Big Bone is an unincorporated community in southern Boone County, Kentucky, United States. It is bounded on the west by the Ohio River, and Rabbit Hash, on the south by Big Bone Creek, which empties into the river at Big Bone Landing. The northern extent is along Hathaway Road, and the eastern portion extends not further than U.S. 42, and is approached from that direction by Beaver Road (Route 338) coming from either Richwood or Walton. Big Bone took its name from a nearby prehistoric mineral lick of the same name. Geographical features of interest include Big Bone Lick State Park and the now disappeared Big Bone Island.

==History==
Big Bone Lick, now the site of Big Bone Lick State Park, is a well-known landmark in the immediate area of Big Bone. The salt lick, or lick, as it is more generally known locally, was long known to the original inhabitants of the area. The fossil deposits were a well-known feature in the geographical region. The area was named after the extraordinarily large bones, including those of mammoths and mastodons, found in the swamps around the salt lick frequented by animals, who need salt in their diets. The mineral springs are created by water flowing through the underlying formations of limestone and shale, where the trapped salts are dissolved and carried, in solution, to the surface, creating brine.

In 1809, a salt furnace featuring two large furnaces with mounted kettles was built to extract salt from the brackish water. It was soon discovered that, due to the relatively low salinity of the springs, 500 to 600 gallons of water were required to produce a single bushel of salt. By 1812 the venture had failed.

The Clay House, a resort hotel, opened nearby in 1815, offering visitors an opportunity to bathe in the supposedly medicinal salt mineral springs. It quickly became popular among naturalists, who came to find bones for museums or private collections. The Clay House closed in 1830, but the salt springs remained a popular spa until 1847. A second hotel was built in 1870.

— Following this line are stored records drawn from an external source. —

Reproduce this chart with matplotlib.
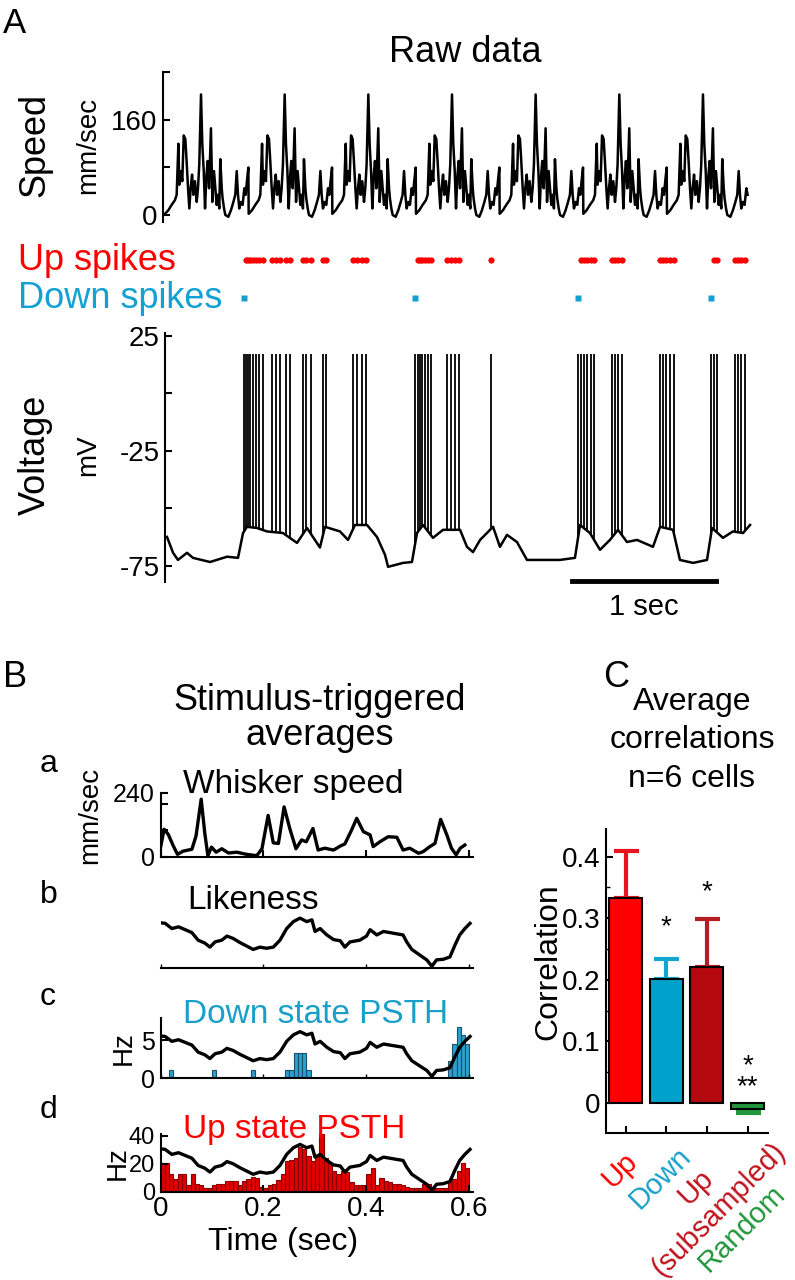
import numpy as np
import matplotlib
matplotlib.use("Agg")
import matplotlib.pyplot as plt

plt.rcParams['font.family'] = ['Liberation Sans', 'DejaVu Sans']

W, H = 795, 1280

# ---------------- panel A : raw data ----------------
# one stimulus cycle of whisker speed (time in cycle [s], mm/sec)
cycle_t = [0.000, 0.023, 0.046, 0.069, 0.081, 0.093, 0.099, 0.111, 0.120, 0.130,
           0.141, 0.150, 0.160, 0.169, 0.178, 0.188, 0.197, 0.208, 0.220, 0.229,
           0.238, 0.250, 0.259, 0.269, 0.278, 0.287, 0.296, 0.306, 0.319, 0.329,
           0.340, 0.350, 0.359, 0.368, 0.377, 0.384, 0.394, 0.400, 0.410, 0.419,
           0.440, 0.458, 0.475, 0.488, 0.498, 0.507, 0.516, 0.528, 0.539, 0.551,
           0.560, 0.569, 0.579]
cycle_speed = [2, 8, 17, 25, 34, 120, 51, 74, 57, 134,
               128, 91, 45, 11, 45, 68, 34, 57, 22, 45,
               85, 203, 120, 74, 11, 63, 91, 45, 146, 22,
               74, 45, 17, 34, 11, 94, 45, 28, 11, 0,
               -3, 8, 22, 34, 74, 34, 11, 22, 17, 45,
               34, 57, 80]
cycle_len = 0.581
n_cycles = 7
trace_end = 4.05

# membrane potential without the spikes (s, mV)
volt_t = [0.014, 0.056, 0.090, 0.153, 0.194, 0.313, 0.431, 0.507, 0.542, 0.569,
          0.639, 0.708, 0.819, 0.917, 0.986, 1.076, 1.111, 1.215, 1.271, 1.319,
          1.403, 1.472, 1.528, 1.549, 1.653, 1.715, 1.750, 1.792, 1.861, 1.931,
          2.049, 2.097, 2.139, 2.188, 2.278, 2.326, 2.375, 2.444, 2.514, 2.604,
          2.743, 2.847, 2.882, 2.951, 3.021, 3.090, 3.146, 3.208, 3.278, 3.389,
          3.438, 3.528, 3.576, 3.667, 3.764, 3.799, 3.875, 3.944, 4.014, 4.063]
volt_mv = [-62.4, -69.3, -72.4, -69.3, -71.5, -73.3, -71.0, -71.5, -60.7, -58.0,
           -58.5, -60.0, -60.7, -65.0, -58.5, -67.0, -58.0, -60.0, -63.7, -57.2,
           -57.2, -62.4, -70.2, -75.4, -73.7, -73.3, -60.7, -57.2, -62.8, -59.3,
           -59.3, -66.7, -69.0, -63.7, -58.0, -66.7, -61.5, -64.6, -72.4, -72.4,
           -72.4, -71.5, -57.2, -60.7, -68.0, -63.7, -59.3, -64.6, -63.7, -66.7,
           -58.0, -59.3, -72.4, -73.7, -72.4, -58.5, -62.8, -60.0, -60.7, -57.2]
down_spikes = [0.549, 1.736, 2.868, 3.792]
up_spikes = [0.562, 0.576, 0.590, 0.611, 0.632, 0.653, 0.681, 0.743, 0.771, 0.799,
             0.840, 0.868, 0.958, 0.979, 1.014, 1.097, 1.118, 1.306, 1.333, 1.368,
             1.396, 1.757, 1.771, 1.785, 1.806, 1.826, 1.847, 1.958, 1.986, 2.014,
             2.042, 2.264, 2.889, 2.910, 2.931, 2.958, 2.979, 3.104, 3.125, 3.146,
             3.174, 3.438, 3.458, 3.479, 3.507, 3.535, 3.813, 3.833, 3.958, 3.979,
             4.000, 4.028]
spike_peak = 17

# ---------------- panel B : stimulus-triggered averages ----------------
whisk_t = [0.000, 0.007, 0.015, 0.025, 0.033, 0.044, 0.061, 0.069, 0.079, 0.086,
           0.092, 0.099, 0.108, 0.119, 0.132, 0.148, 0.167, 0.187, 0.197, 0.209,
           0.219, 0.229, 0.240, 0.251, 0.263, 0.274, 0.283, 0.296, 0.306, 0.319,
           0.336, 0.349, 0.358, 0.371, 0.381, 0.394, 0.407, 0.413, 0.426, 0.442,
           0.459, 0.471, 0.484, 0.501, 0.510, 0.523, 0.533, 0.544, 0.556, 0.565,
           0.574, 0.582, 0.591]
whisk_speed = [35, 104, 85, 41, 10, 22, 29, 79, 217, 89,
               5, 37, 18, 31, 15, 18, 10, 5, 31, 156,
               53, 51, 188, 107, 31, 64, 57, 107, 26, 33,
               26, 41, 49, 101, 145, 95, 83, 39, 57, 76,
               74, 26, 33, 14, 20, 39, 51, 141, 83, 33,
               8, 33, 45]

like_t = [0.000, 0.009, 0.022, 0.035, 0.048, 0.061, 0.073, 0.086, 0.096, 0.106,
          0.119, 0.129, 0.141, 0.154, 0.167, 0.180, 0.193, 0.206, 0.219, 0.232,
          0.245, 0.258, 0.271, 0.284, 0.294, 0.300, 0.310, 0.323, 0.336, 0.349,
          0.358, 0.368, 0.387, 0.400, 0.407, 0.420, 0.433, 0.452, 0.471, 0.478,
          0.488, 0.504, 0.517, 0.527, 0.536, 0.549, 0.562, 0.572, 0.581, 0.591,
          0.601]
like_val = [0.78, 0.77, 0.68, 0.71, 0.66, 0.61, 0.48, 0.43, 0.36, 0.45,
            0.48, 0.55, 0.51, 0.44, 0.38, 0.32, 0.36, 0.34, 0.36, 0.48,
            0.68, 0.80, 0.86, 0.80, 0.83, 0.63, 0.68, 0.57, 0.49, 0.47,
            0.36, 0.45, 0.48, 0.55, 0.66, 0.57, 0.63, 0.60, 0.57, 0.45,
            0.32, 0.22, 0.14, 0.03, 0.14, 0.15, 0.19, 0.40, 0.57, 0.68,
            0.77]

bin_w = 1 / 120
down_psth = [0, 0, 1.0, 0, 0, 0, 0, 0, 0, 0,
             0, 0, 1.0, 0, 0, 0, 0, 0, 0, 0,
             0, 1.0, 0, 0, 0, 0, 0, 0, 0, 1.0,
             1.0, 3.3, 3.3, 3.3, 1.0, 0, 0, 0, 0, 0,
             0, 0, 0, 0, 0, 0, 0, 0, 0, 0,
             0, 0, 0, 0, 0, 0, 0, 0, 0, 0,
             0, 0, 0, 0, 0, 0, 0, 2.2, 4.5, 6.7,
             5.6, 4.5]
up_psth = [21, 21, 13, 9.5, 13, 13, 5, 13, 6, 5,
           3, 3, 5, 6, 6, 7.6, 7.6, 7.6, 5, 7.6,
           9.5, 10.7, 10, 3.6, 3, 5, 6, 8.3, 13, 22,
           23, 24, 32, 31, 26, 22, 26, 42, 24, 21,
           15, 13, 15, 14, 7, 5, 5, 5, 13, 17,
           5, 10, 8, 7, 6, 6, 5, 3.6, 3, 3,
           3, 6, 6, 3.6, 3, 3, 3, 7, 9.5, 15,
           21, 17]

# ---------------- panel C : average correlations ----------------
cat_labels = ["Up", "Down", "Up\n(subsampled)", "Random"]
corr_mean = [0.333, 0.201, 0.221, -0.010]
corr_err = [0.076, 0.033, 0.078, 0.006]
stars = ["", "*", "*", "*\n**"]
star_y = [0, 0.285, 0.342, 0.042]

RED = '#ff0000'
BLUE = '#00a2cc'
DARKRED = '#b4080e'
GREEN = '#22963c'

fig = plt.figure(figsize=(W / 100, H / 100), dpi=100)


def px_axes(l, t, r, b):
    return fig.add_axes([l / W, 1 - b / H, (r - l) / W, (b - t) / H])


def px_text(x, y, s, **kw):
    return fig.text(x / W, 1 - y / H, s, **kw)


def clean(ax, left=True, bottom=False, labelsize=20):
    for side in ['top', 'right']:
        ax.spines[side].set_visible(False)
    ax.spines['left'].set_visible(left)
    ax.spines['bottom'].set_visible(bottom)
    for sp in ax.spines.values():
        sp.set_linewidth(1.5)
    ax.tick_params(direction='in', length=5, width=1.5, labelsize=labelsize, pad=4)
    if not left:
        ax.set_yticks([])
    if not bottom:
        ax.set_xticks([])


# ---- A: speed
xl_a = (-0.0139, 4.132)
ax = px_axes(163, 70, 760, 222)
t_all = np.concatenate([np.array(cycle_t) + i * cycle_len for i in range(n_cycles)])
s_all = np.tile(cycle_speed, n_cycles)
keep = t_all <= trace_end
ax.plot(t_all[keep], s_all[keep], color='black', lw=1.8)
ax.set_xlim(*xl_a)
ax.set_ylim(-11.8, 244.2)
clean(ax)
ax.spines['left'].set_bounds(-11.8, 240)
ax.set_yticks([0, 80, 160, 240])
ax.set_yticklabels(['0', '', '160', ''])

# ---- A: spike rasters
ax = px_axes(163, 240, 760, 315)
ax.plot(up_spikes, np.ones(len(up_spikes)), 'o', color=RED, ms=4.5, mec='none')
ax.plot(down_spikes, np.zeros(len(down_spikes)), 's', color='#14a0d2', ms=4, mec='none')
ax.set_xlim(*xl_a)
ax.set_ylim(-0.447, 1.526)
ax.axis('off')

# ---- A: voltage
ax = px_axes(165, 333, 760, 582)
ax.plot(volt_t, volt_mv, color='black', lw=1.8)
spk = np.array(down_spikes + up_spikes)
ax.vlines(spk, np.interp(spk, volt_t, volt_mv), spike_peak, color='black', lw=1.3)
ax.plot([2.826, 3.826], [-81.5, -81.5], color='black', lw=3.5, clip_on=False)
ax.set_xlim(0, 4.132)
ax.set_ylim(-82, 26.3)
clean(ax)
ax.set_yticks([25, 0, -25, -50, -75])
ax.set_yticklabels(['25', '', '-25', '', '-75'])

px_text(3, 33, 'A', fontsize=25, va='baseline')
px_text(465, 52, 'Raw data', fontsize=26, ha='center', va='center')
px_text(35, 145, 'Speed', fontsize=26, rotation=90, ha='center', va='center')
px_text(88, 145, 'mm/sec', fontsize=20, rotation=90, ha='center', va='center')
px_text(18, 260, 'Up spikes', fontsize=26, color=RED, va='center')
px_text(18, 298, 'Down spikes', fontsize=26, color='#14a0d2', va='center')
px_text(35, 455, 'Voltage', fontsize=26, rotation=90, ha='center', va='center')
px_text(88, 455, 'mV', fontsize=20, rotation=90, ha='center', va='center')
px_text(644, 607, '1 sec', fontsize=21, ha='center', va='center')

# ---- B
xl_b = (0, 0.6068)
xt_b = [0, 0.2, 0.4, 0.6]
centers = (np.arange(len(up_psth)) + 0.5) * bin_w

ax = px_axes(160.5, 793, 473, 857)
ax.plot(whisk_t, whisk_speed, color='black', lw=2.4)
ax.set_xlim(*xl_b)
ax.set_ylim(0, 240)
clean(ax, bottom=True, labelsize=18)
ax.set_yticks([0, 100, 200, 240])
ax.set_yticklabels(['0', '', '', '240'])
ax.set_xticks(xt_b)
ax.set_xticklabels([])

ax = px_axes(160.5, 910, 473, 968)
ax.plot(like_t, like_val, color='black', lw=2.4)
ax.set_xlim(*xl_b)
ax.set_ylim(0, 1)
clean(ax, left=False, bottom=True)
ax.set_xticks(xt_b)
ax.set_xticklabels([])
ax.tick_params(axis='x', length=3, width=1)

ax = px_axes(160.5, 1018, 473, 1078)
ax.bar(centers, down_psth, width=bin_w, color='#2aa0cc', edgecolor='#1a4f70', lw=0.8)
ax.plot(like_t, np.array(like_val) * 7.1, color='black', lw=2.4)
ax.set_xlim(*xl_b)
ax.set_ylim(0, 7.9)
clean(ax, bottom=True, labelsize=18)
ax.set_yticks([0, 5])
ax.set_xticks(xt_b)
ax.set_xticklabels([])
ax.tick_params(axis='x', length=3, width=1)

ax = px_axes(160.5, 1134, 473, 1192)
ax.bar(centers, up_psth, width=bin_w, color='#e00000', edgecolor='#8a0000', lw=0.8)
ax.plot(like_t, np.array(like_val) * 39.5, color='black', lw=2.4)
ax.set_xlim(*xl_b)
ax.set_ylim(0, 41.4)
clean(ax, bottom=True, labelsize=17)
ax.set_yticks([0, 20, 40])
ax.set_xticks(xt_b)
ax.set_xticklabels(['0', '0.2', '0.4', '0.6'])
ax.tick_params(axis='x', labelsize=20, pad=3)

px_text(3, 687, 'B', fontsize=26, va='baseline')
px_text(320, 710, 'Stimulus-triggered', fontsize=26, ha='center', va='baseline')
px_text(320, 745, 'averages', fontsize=26, ha='center', va='baseline')
px_text(40, 772, 'a', fontsize=23, va='baseline')
px_text(40, 903, 'b', fontsize=23, va='baseline')
px_text(40, 1005, 'c', fontsize=23, va='baseline')
px_text(40, 1118, 'd', fontsize=23, va='baseline')
px_text(90, 815, 'mm/sec', fontsize=20, rotation=90, ha='center', va='center')
px_text(183, 793, 'Whisker speed', fontsize=24, va='baseline')
px_text(187, 909, 'Likeness', fontsize=24, va='baseline')
px_text(183, 1023, 'Down state PSTH', fontsize=24, va='baseline', color='#1aa0c8')
px_text(183, 1138, 'Up state PSTH', fontsize=24, va='baseline', color=RED)
px_text(124, 1048, 'Hz', fontsize=20, rotation=90, ha='center', va='center')
px_text(118, 1163, 'Hz', fontsize=20, rotation=90, ha='center', va='center')
px_text(283, 1250, 'Time (sec)', fontsize=23, ha='center', va='baseline')

# ---- C
ax = px_axes(606, 829, 768, 1133)
xs = [1, 2, 3, 4]
bar_colors = [RED, BLUE, DARKRED, GREEN]
err_colors = ['#e8141e', '#10a8d0', '#b41e23', GREEN]
ax.bar(xs, corr_mean, width=0.81, color=bar_colors, edgecolor='black', lw=1.5, zorder=2)
for x, m, e, c in zip(xs, corr_mean, corr_err, err_colors):
    lo, hi = (0, e) if m >= 0 else (e, 0)
    ax.errorbar(x, m, yerr=[[lo], [hi]], color=c, lw=3, capsize=9, capthick=3, zorder=1)
for x, s, y in zip(xs, stars, star_y):
    if s:
        ax.text(x, y, s, fontsize=20, ha='center', va='center', linespacing=0.75)
ax.set_xlim(0.52, 4.5)
ax.set_ylim(-0.049, 0.445)
clean(ax, bottom=True)
ax.set_xticks(xs)
ax.set_xticklabels([])
ax.set_yticks([0, 0.1, 0.2, 0.3, 0.4])
ax.set_yticklabels(['0', '0.1', '0.2', '0.3', '0.4'])
ax.set_yticks([0.05, 0.15, 0.25, 0.35], minor=True)
ax.tick_params(which='minor', direction='in', length=3, width=1)

px_text(603, 687, 'C', fontsize=26, va='baseline')
px_text(692, 710, 'Average', fontsize=23, ha='center', va='baseline')
px_text(692, 748, 'correlations', fontsize=23, ha='center', va='baseline')
px_text(692, 787, 'n=6 cells', fontsize=23, ha='center', va='baseline')
px_text(548, 962, 'Correlation', fontsize=23, rotation=90, ha='center', va='center')

label_pos = [(620, 1170), (660, 1178), (707, 1198), (742, 1228)]
label_cols = [RED, '#1aa0c8', '#c0141e', GREEN]
for (x, y), s, c in zip(label_pos, cat_labels, label_cols):
    px_text(x, y, s, fontsize=21, color=c, rotation=45, rotation_mode='anchor',
            ha='center', va='center', multialignment='center')

fig.savefig('out.png', dpi=100)
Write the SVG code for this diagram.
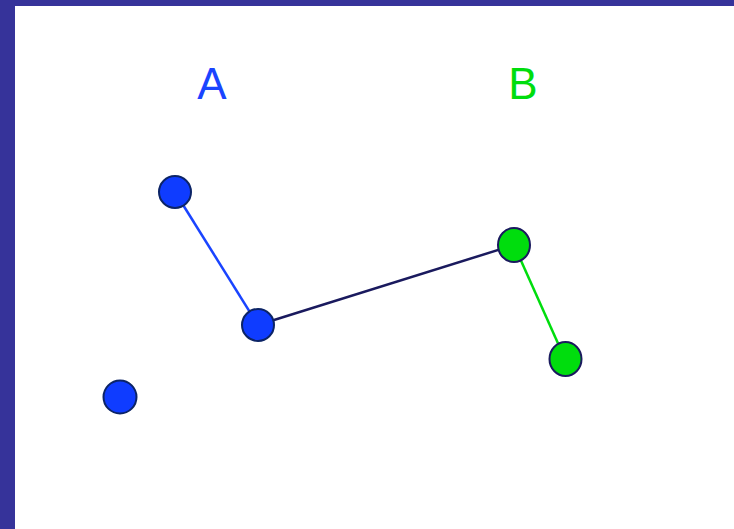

A post office called Bigbone was established in 1890, and remained in operation until 1941.

==Geography==
Big Bone Creek enters the Ohio River at mile 516.8 below Pittsburgh. The mouth is at the division of Boone and Gallatin Counties, Kentucky, near the site of Big Bone Island. It is navigable for several miles, and flows through Big Bone Lick State Park.

===Big Bone Island===
Big Bone Island was a small, natural island composed of sand and gravel in the Ohio River near the mouth of Big Bone Creek at Big Bone. It is just south of the Boone County line in Gallatin County, Kentucky. Of note is that the county line "runs down the center of the creek". It plays a part in local lore and history of the area and was a popular fishing and camping location. The island has disappeared due mostly to the rise of the river caused by the construction of the Markland Dam, but also due to slabs of floating river ice which destroyed much of the vegetation and carried away most of the soil during the flooding of 1978.

== 1978 floods ==

In January 1978, the Ohio River rapidly rose from 29.6 feet on January 25 to 53.9 feet on January 30, during what has been described as "one of the most severe winter months in southwestern Ohio history." This caused an enormous ice jam, which eventually broke, sending "a wall of ice and water" downstream. It has been stated that the decisions and actions of the U.S. Army Corps of Engineers on January 27, 1978, at the Markland Dam, caused the ice jam to break. This was characterized as being perhaps the worst disaster in modernity on the Ohio River, and caused significant damage, with entire docks, barges and boats crammed against or forced through the Markland dam. A towboat and seven barges sank at the dam, three barges were swept over the dam, six barges were unaccounted for, and 11 barges lodged against the dam producing a major pollution and explosion potential. The ice literally "shaved off" Big Bone Island at the time.